• [EXERCISE INSTRUCTIONS] Can you output the material exactly as written, minus any pictures it holds?
■ ■ ■
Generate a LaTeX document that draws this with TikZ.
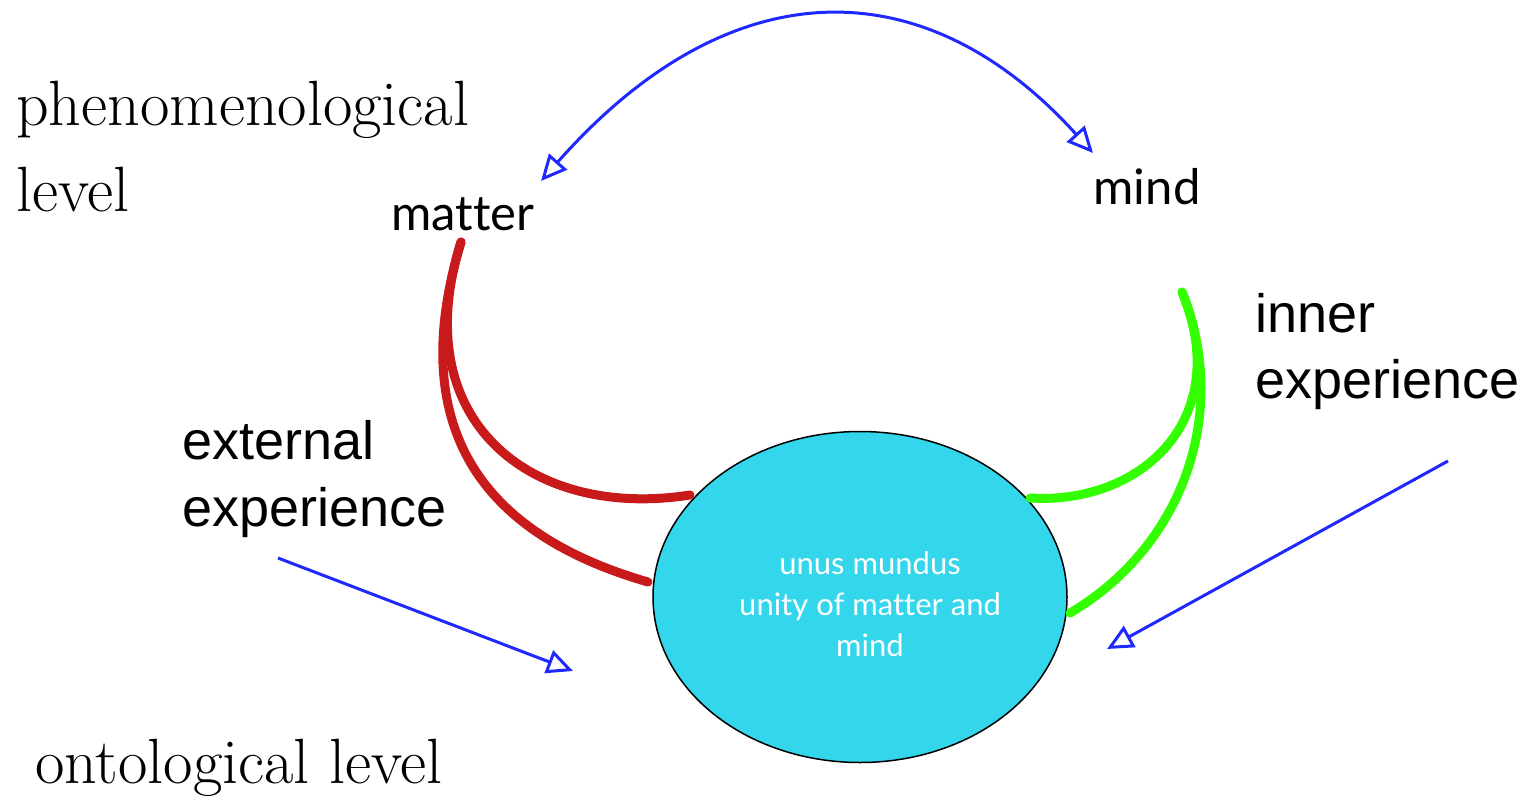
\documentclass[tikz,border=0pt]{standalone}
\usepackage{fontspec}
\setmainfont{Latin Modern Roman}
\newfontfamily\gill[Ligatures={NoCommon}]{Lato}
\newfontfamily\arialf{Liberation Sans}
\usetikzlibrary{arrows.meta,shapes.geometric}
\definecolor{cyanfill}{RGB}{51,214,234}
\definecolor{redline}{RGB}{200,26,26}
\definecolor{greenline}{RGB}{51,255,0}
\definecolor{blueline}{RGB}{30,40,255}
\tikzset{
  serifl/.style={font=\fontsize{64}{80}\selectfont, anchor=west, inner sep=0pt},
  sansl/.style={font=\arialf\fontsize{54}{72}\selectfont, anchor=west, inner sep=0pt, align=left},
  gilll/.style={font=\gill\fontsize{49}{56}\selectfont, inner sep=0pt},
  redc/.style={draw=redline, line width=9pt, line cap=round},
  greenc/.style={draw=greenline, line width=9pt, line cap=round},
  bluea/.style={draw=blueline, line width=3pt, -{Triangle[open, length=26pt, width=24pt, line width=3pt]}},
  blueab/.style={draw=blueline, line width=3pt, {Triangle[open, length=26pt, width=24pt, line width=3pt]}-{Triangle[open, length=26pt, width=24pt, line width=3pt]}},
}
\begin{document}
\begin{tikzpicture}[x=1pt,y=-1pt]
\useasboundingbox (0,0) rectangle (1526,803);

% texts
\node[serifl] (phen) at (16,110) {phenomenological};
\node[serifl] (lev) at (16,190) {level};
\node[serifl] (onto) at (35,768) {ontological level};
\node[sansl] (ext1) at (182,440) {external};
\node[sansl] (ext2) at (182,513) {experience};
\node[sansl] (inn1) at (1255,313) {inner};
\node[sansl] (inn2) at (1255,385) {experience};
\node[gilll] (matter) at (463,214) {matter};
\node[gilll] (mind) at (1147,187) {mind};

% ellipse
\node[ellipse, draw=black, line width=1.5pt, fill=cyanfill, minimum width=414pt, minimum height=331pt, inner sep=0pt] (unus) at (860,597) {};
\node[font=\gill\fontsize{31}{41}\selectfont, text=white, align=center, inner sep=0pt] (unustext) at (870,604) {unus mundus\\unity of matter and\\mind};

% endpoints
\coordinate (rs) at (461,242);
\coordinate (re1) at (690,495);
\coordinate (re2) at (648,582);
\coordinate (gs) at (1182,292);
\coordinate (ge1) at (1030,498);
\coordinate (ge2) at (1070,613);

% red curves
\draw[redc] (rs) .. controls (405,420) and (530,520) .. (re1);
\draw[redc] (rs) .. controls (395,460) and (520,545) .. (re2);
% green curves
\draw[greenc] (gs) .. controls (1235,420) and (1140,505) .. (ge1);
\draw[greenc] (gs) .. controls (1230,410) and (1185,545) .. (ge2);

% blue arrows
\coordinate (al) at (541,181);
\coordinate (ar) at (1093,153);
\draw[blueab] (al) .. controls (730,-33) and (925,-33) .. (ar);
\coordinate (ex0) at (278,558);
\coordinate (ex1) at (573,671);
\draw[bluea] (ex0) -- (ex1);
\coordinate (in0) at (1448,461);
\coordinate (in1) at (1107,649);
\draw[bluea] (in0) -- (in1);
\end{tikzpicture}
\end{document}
■ ■ ■
• [EXERCISE OUTPUT]
Generate a LaTeX document that draws this with TikZ.
\documentclass[tikz,border=0pt]{standalone}
\usepackage{fontspec}
\setmainfont{Latin Modern Roman}
\newfontfamily\gill[Ligatures={NoCommon}]{Lato}
\newfontfamily\arialf{Liberation Sans}
\usetikzlibrary{arrows.meta,shapes.geometric}
\definecolor{cyanfill}{RGB}{51,214,234}
\definecolor{redline}{RGB}{200,26,26}
\definecolor{greenline}{RGB}{51,255,0}
\definecolor{blueline}{RGB}{30,40,255}
\tikzset{
  serifl/.style={font=\fontsize{64}{80}\selectfont, anchor=west, inner sep=0pt},
  sansl/.style={font=\arialf\fontsize{54}{72}\selectfont, anchor=west, inner sep=0pt, align=left},
  gilll/.style={font=\gill\fontsize{49}{56}\selectfont, inner sep=0pt},
  redc/.style={draw=redline, line width=9pt, line cap=round},
  greenc/.style={draw=greenline, line width=9pt, line cap=round},
  bluea/.style={draw=blueline, line width=3pt, -{Triangle[open, length=26pt, width=24pt, line width=3pt]}},
  blueab/.style={draw=blueline, line width=3pt, {Triangle[open, length=26pt, width=24pt, line width=3pt]}-{Triangle[open, length=26pt, width=24pt, line width=3pt]}},
}
\begin{document}
\begin{tikzpicture}[x=1pt,y=-1pt]
\useasboundingbox (0,0) rectangle (1526,803);

% texts
\node[serifl] (phen) at (16,110) {phenomenological};
\node[serifl] (lev) at (16,190) {level};
\node[serifl] (onto) at (35,768) {ontological level};
\node[sansl] (ext1) at (182,440) {external};
\node[sansl] (ext2) at (182,513) {experience};
\node[sansl] (inn1) at (1255,313) {inner};
\node[sansl] (inn2) at (1255,385) {experience};
\node[gilll] (matter) at (463,214) {matter};
\node[gilll] (mind) at (1147,187) {mind};

% ellipse
\node[ellipse, draw=black, line width=1.5pt, fill=cyanfill, minimum width=414pt, minimum height=331pt, inner sep=0pt] (unus) at (860,597) {};
\node[font=\gill\fontsize{31}{41}\selectfont, text=white, align=center, inner sep=0pt] (unustext) at (870,604) {unus mundus\\unity of matter and\\mind};

% endpoints
\coordinate (rs) at (461,242);
\coordinate (re1) at (690,495);
\coordinate (re2) at (648,582);
\coordinate (gs) at (1182,292);
\coordinate (ge1) at (1030,498);
\coordinate (ge2) at (1070,613);

% red curves
\draw[redc] (rs) .. controls (405,420) and (530,520) .. (re1);
\draw[redc] (rs) .. controls (395,460) and (520,545) .. (re2);
% green curves
\draw[greenc] (gs) .. controls (1235,420) and (1140,505) .. (ge1);
\draw[greenc] (gs) .. controls (1230,410) and (1185,545) .. (ge2);

% blue arrows
\coordinate (al) at (541,181);
\coordinate (ar) at (1093,153);
\draw[blueab] (al) .. controls (730,-33) and (925,-33) .. (ar);
\coordinate (ex0) at (278,558);
\coordinate (ex1) at (573,671);
\draw[bluea] (ex0) -- (ex1);
\coordinate (in0) at (1448,461);
\coordinate (in1) at (1107,649);
\draw[bluea] (in0) -- (in1);
\end{tikzpicture}
\end{document}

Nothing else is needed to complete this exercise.